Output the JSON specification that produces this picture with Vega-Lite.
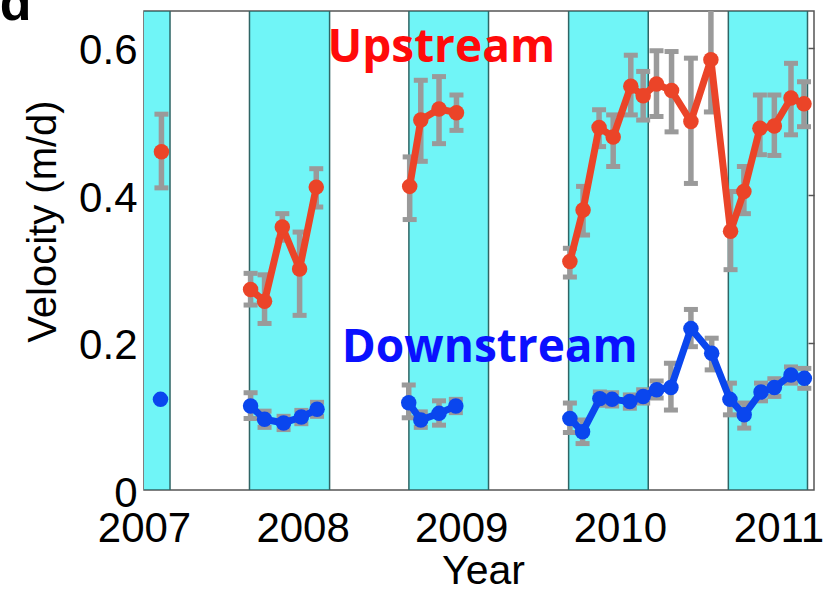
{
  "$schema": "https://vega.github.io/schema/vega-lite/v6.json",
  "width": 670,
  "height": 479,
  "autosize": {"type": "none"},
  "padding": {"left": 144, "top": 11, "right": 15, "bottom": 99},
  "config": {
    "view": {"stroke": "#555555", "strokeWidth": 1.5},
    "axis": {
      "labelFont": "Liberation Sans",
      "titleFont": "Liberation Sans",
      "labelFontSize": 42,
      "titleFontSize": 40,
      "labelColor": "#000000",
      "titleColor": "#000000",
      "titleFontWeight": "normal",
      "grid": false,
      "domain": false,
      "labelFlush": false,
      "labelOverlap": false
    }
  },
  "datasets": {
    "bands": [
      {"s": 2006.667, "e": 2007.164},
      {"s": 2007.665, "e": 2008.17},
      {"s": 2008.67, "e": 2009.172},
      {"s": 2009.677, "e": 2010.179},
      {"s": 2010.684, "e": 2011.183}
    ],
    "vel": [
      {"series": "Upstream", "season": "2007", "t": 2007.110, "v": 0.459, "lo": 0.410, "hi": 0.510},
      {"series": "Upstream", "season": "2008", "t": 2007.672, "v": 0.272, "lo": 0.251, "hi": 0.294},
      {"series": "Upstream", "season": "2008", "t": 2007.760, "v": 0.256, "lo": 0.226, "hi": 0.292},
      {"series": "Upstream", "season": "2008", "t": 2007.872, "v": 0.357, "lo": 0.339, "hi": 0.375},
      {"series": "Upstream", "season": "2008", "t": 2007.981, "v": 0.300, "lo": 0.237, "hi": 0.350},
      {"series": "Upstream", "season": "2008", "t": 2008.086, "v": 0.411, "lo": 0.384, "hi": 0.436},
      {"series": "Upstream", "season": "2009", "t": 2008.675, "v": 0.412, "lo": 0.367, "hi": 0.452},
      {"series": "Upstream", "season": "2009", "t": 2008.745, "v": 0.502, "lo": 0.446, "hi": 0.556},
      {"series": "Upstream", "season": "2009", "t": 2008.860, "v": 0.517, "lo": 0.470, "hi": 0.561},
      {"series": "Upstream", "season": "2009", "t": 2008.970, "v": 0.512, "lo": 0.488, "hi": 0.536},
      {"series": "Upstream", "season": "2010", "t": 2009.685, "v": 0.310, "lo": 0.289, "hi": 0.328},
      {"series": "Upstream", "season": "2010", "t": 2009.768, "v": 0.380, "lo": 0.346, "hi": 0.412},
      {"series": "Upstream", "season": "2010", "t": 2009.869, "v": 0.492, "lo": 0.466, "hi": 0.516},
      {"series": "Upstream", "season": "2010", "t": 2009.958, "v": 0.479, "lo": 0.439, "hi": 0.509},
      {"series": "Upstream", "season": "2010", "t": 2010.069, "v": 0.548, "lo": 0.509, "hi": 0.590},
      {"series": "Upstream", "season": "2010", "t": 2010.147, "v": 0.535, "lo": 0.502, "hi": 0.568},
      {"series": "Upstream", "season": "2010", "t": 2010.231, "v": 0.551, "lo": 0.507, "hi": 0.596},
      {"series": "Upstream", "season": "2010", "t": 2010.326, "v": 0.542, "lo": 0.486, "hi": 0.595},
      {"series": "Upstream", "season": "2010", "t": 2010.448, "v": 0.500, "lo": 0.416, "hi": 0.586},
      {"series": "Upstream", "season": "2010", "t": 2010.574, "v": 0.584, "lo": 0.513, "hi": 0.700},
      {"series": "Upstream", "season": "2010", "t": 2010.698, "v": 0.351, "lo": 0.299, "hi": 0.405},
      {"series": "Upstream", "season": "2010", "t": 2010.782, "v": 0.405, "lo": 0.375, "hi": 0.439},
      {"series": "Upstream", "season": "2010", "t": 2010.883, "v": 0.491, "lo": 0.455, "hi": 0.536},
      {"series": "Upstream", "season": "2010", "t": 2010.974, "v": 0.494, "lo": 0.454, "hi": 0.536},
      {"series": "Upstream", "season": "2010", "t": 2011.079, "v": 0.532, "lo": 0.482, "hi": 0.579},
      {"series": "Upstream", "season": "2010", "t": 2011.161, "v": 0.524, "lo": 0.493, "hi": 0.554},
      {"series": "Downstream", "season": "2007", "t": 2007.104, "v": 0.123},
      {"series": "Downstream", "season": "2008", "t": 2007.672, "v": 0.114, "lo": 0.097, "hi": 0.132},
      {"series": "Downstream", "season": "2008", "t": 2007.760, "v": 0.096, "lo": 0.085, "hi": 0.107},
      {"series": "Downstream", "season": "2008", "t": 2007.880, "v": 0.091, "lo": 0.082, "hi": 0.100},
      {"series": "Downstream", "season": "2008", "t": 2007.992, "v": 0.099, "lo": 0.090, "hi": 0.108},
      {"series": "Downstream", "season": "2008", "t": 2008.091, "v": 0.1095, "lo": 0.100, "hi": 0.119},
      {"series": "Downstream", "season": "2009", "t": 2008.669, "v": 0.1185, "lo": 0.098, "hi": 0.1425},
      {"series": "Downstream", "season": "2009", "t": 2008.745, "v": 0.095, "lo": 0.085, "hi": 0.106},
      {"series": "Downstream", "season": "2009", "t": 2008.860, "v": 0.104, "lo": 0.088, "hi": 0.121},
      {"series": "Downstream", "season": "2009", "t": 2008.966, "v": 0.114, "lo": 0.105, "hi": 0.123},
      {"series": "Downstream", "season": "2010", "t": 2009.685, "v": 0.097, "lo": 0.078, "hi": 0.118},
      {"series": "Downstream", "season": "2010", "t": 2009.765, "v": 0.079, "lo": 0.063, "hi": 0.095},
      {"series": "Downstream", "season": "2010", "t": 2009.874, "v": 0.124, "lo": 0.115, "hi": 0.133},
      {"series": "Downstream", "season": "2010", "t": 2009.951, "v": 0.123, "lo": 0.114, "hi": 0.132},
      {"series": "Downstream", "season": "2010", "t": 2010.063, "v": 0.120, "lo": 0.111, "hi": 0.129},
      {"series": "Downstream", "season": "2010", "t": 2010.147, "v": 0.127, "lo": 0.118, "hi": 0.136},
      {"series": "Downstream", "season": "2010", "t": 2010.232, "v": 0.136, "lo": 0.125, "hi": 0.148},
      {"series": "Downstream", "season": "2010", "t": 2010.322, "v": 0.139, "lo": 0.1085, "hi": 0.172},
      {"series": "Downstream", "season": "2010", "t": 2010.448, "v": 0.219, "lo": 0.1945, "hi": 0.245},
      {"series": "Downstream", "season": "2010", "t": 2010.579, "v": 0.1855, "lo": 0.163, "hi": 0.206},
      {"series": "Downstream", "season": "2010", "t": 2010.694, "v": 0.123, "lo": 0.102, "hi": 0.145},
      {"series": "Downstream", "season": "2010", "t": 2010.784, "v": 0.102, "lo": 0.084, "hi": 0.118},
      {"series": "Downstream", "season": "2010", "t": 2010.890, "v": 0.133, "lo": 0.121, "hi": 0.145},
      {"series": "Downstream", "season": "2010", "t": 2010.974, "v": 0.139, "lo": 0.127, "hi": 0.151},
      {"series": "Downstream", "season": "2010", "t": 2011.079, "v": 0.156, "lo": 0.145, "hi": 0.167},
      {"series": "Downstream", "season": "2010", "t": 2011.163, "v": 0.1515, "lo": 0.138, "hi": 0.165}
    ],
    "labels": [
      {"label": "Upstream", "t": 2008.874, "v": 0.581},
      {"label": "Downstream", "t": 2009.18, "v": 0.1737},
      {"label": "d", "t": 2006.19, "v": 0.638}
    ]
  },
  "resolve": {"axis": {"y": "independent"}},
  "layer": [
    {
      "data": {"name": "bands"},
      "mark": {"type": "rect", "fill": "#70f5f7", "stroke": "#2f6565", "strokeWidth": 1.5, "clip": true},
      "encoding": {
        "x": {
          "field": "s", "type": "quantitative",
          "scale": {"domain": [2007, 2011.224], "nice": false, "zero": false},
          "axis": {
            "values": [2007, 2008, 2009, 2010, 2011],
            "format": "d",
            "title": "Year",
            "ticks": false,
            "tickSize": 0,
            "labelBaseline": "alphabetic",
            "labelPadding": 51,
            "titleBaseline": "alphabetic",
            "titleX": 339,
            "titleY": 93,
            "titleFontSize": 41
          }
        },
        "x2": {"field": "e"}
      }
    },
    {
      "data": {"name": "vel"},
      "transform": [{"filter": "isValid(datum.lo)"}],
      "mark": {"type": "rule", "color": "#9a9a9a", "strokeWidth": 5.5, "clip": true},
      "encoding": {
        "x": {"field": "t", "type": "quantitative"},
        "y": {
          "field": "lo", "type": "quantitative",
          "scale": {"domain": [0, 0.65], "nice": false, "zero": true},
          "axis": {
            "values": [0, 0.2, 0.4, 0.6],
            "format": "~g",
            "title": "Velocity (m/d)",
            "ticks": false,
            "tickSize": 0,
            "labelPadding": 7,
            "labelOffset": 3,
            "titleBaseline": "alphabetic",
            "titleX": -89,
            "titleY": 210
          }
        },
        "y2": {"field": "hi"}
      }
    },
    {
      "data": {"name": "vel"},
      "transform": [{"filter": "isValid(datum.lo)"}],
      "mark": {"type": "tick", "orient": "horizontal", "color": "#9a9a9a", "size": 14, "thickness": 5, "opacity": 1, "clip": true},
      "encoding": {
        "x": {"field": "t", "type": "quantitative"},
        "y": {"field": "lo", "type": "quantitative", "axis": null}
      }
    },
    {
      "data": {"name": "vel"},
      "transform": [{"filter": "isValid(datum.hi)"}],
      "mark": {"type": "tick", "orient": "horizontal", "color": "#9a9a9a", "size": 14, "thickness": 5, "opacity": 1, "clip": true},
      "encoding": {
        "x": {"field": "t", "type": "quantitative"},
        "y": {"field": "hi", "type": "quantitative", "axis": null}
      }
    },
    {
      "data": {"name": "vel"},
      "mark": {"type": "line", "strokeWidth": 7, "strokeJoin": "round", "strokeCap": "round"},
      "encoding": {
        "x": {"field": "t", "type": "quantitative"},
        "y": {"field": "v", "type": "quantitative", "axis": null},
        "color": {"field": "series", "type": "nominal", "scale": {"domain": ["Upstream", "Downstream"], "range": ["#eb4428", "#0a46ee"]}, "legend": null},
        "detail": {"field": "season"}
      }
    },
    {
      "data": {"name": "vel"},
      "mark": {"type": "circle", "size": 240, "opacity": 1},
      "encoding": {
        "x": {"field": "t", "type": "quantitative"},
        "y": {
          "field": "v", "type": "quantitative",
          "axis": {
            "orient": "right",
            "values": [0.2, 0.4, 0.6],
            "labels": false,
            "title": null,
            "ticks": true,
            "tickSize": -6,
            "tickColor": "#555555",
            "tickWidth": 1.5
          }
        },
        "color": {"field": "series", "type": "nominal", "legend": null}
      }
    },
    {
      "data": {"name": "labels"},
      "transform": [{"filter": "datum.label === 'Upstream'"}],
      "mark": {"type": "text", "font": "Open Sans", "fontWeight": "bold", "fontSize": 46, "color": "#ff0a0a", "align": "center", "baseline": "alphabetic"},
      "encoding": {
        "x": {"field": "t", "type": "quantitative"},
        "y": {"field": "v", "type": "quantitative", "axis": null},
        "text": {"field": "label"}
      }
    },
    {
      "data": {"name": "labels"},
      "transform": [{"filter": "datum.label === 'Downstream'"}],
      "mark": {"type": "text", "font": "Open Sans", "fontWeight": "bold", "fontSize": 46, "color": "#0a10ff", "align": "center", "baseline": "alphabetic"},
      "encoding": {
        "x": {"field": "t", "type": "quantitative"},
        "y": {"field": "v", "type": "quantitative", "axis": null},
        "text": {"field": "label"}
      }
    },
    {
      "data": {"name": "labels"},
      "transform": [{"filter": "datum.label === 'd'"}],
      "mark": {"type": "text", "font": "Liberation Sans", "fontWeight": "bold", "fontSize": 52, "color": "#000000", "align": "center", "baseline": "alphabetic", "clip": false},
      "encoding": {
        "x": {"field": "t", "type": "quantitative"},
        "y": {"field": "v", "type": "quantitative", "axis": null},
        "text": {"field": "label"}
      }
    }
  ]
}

----------

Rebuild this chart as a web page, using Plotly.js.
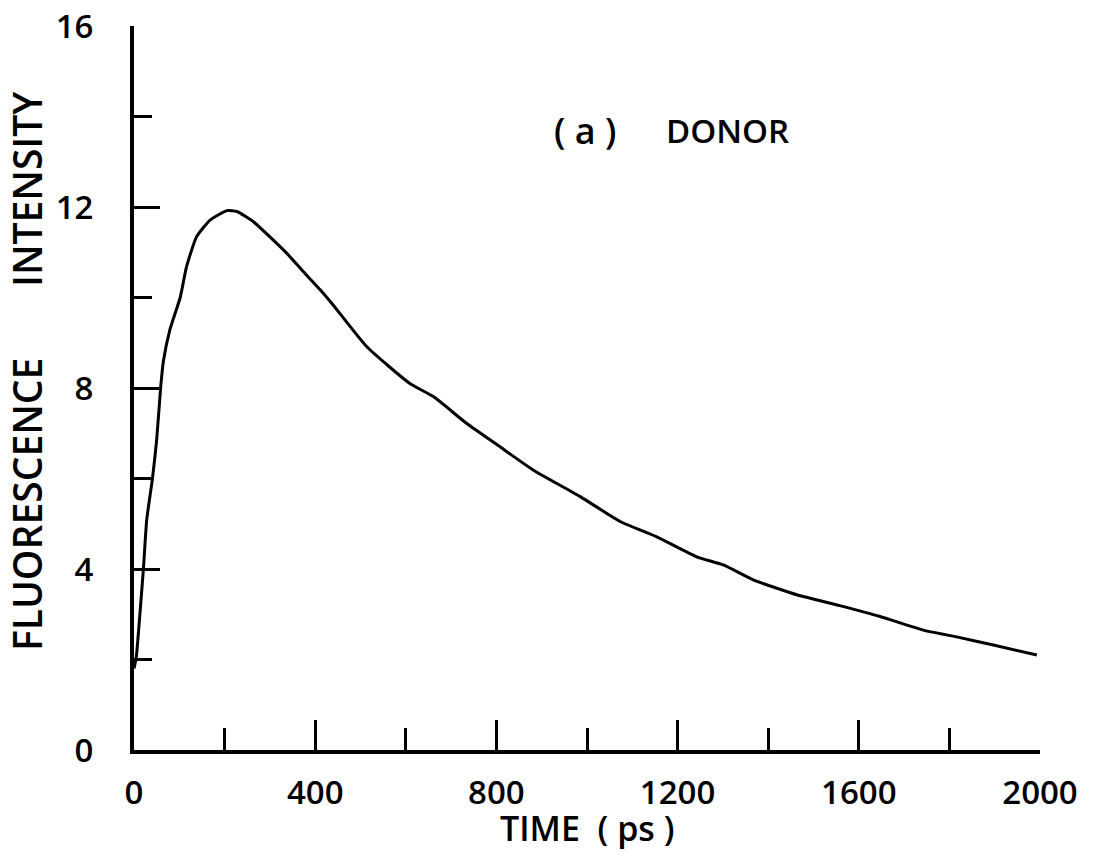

----------

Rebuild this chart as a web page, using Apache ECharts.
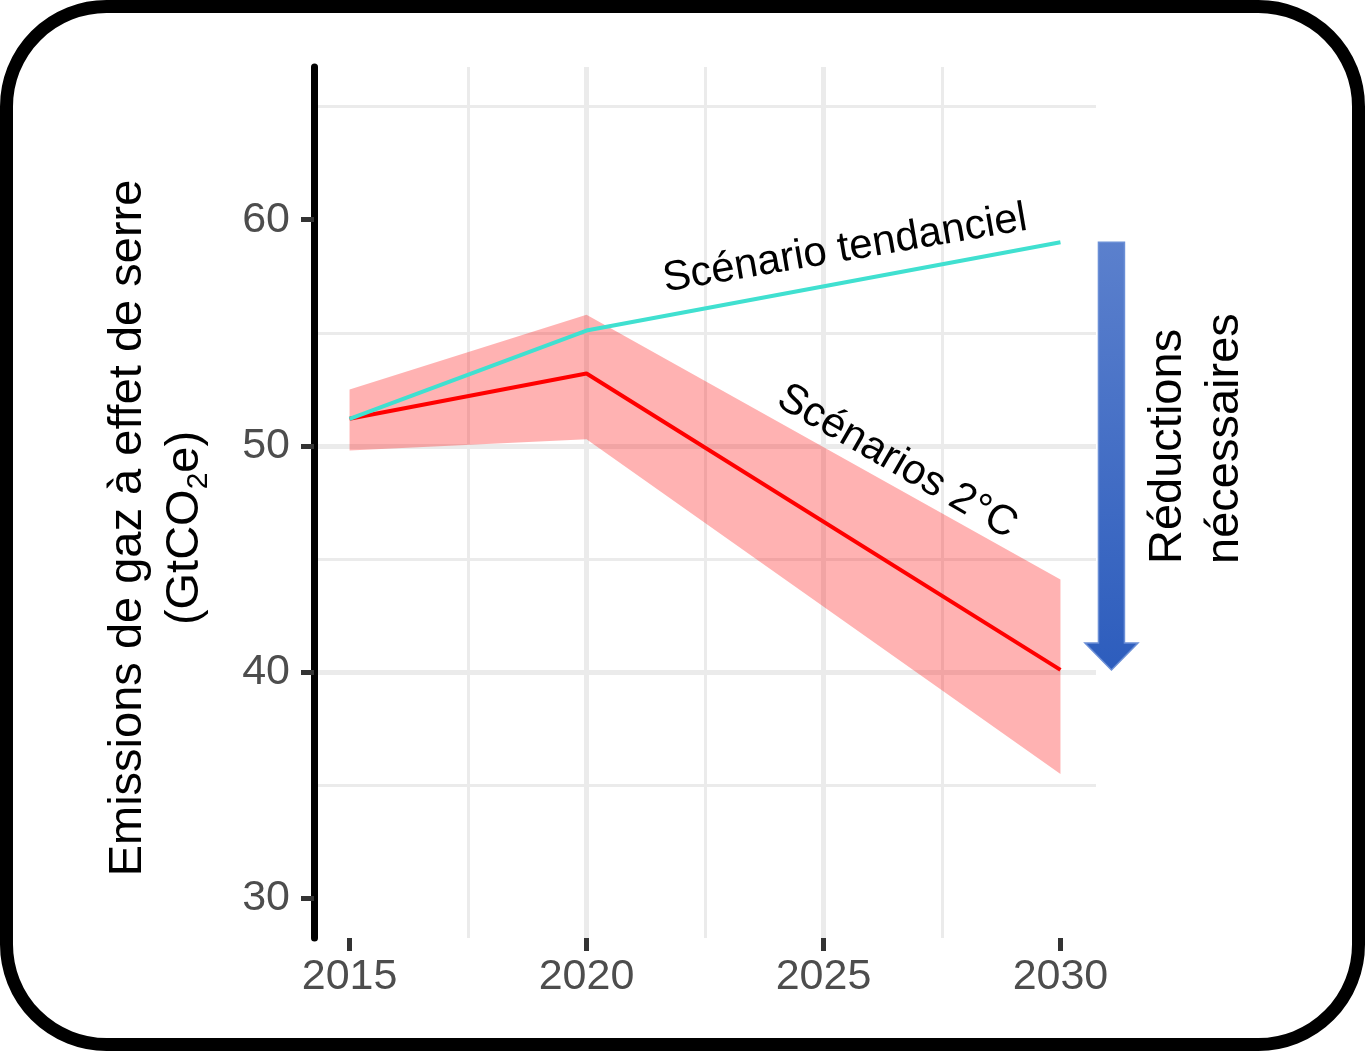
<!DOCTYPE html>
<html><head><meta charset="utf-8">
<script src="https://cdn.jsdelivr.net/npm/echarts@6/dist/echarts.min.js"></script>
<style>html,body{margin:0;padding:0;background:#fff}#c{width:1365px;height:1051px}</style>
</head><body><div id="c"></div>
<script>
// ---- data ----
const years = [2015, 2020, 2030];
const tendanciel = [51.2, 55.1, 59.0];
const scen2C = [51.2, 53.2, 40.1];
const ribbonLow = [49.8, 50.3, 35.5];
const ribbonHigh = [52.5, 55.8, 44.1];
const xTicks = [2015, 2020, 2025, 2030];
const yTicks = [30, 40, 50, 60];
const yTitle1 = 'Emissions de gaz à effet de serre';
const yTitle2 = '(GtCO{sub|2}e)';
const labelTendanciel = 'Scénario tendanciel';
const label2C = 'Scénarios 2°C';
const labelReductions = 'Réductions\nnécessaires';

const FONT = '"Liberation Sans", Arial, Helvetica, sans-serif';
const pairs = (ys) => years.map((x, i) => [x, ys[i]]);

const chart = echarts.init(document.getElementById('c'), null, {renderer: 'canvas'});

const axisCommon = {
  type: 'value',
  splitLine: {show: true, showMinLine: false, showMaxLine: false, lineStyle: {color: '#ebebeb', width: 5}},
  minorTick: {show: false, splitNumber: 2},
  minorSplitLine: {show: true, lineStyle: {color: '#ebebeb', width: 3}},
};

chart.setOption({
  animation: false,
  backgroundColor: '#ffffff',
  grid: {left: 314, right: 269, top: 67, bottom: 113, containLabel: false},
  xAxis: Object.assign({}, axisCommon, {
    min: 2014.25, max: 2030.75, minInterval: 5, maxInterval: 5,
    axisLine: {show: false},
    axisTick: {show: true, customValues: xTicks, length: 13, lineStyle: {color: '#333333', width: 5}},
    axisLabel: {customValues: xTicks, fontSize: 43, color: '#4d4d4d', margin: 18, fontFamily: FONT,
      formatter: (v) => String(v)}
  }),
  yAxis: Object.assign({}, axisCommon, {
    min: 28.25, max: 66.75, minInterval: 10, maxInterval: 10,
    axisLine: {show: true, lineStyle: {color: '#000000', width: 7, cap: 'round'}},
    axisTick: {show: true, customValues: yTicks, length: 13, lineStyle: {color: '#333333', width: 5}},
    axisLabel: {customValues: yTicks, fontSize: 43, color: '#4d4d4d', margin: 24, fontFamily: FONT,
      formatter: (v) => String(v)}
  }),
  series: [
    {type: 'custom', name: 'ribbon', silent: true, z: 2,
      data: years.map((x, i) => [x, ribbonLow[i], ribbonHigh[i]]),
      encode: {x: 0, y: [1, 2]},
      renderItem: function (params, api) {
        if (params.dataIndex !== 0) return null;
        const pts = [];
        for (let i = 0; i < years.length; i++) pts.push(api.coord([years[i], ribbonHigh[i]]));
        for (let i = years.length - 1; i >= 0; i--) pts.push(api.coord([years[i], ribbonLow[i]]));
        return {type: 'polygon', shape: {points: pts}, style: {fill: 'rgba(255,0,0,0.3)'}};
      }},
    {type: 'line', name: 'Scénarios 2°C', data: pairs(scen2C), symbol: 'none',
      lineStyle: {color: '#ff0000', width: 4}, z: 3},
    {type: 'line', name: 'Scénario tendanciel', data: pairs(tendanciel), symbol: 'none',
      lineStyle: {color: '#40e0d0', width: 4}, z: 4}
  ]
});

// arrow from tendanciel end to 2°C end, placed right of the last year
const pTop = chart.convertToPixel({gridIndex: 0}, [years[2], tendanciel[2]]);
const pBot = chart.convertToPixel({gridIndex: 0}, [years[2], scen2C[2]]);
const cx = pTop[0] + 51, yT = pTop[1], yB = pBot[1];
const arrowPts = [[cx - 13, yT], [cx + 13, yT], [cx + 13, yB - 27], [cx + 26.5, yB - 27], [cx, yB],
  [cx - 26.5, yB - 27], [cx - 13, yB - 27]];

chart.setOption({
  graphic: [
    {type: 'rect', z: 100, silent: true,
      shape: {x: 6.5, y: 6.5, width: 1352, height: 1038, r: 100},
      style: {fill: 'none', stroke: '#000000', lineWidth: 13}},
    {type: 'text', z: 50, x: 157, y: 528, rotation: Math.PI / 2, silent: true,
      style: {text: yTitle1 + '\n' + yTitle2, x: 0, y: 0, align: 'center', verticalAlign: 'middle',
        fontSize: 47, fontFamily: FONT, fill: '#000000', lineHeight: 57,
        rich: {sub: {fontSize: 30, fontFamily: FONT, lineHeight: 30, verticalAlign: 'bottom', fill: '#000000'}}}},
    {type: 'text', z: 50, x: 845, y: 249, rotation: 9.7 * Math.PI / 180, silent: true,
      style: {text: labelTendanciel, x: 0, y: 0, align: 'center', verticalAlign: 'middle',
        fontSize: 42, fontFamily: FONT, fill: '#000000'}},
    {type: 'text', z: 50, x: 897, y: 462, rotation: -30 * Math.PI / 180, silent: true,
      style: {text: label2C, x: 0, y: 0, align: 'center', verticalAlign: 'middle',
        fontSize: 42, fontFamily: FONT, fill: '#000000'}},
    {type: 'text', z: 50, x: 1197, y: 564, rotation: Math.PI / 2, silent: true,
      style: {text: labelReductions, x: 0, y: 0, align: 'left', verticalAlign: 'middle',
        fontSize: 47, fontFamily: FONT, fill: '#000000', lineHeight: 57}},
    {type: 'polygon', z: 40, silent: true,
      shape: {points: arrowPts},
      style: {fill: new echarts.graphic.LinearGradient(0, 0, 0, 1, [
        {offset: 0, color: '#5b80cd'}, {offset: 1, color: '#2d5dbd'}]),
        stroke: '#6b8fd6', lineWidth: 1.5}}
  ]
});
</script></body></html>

----------

__Task goal__
Show the lines that mention the word "using".

__Task output__
Rebuild this chart as a web page, using Plotly.js.
Rebuild this chart as a web page, using Apache ECharts.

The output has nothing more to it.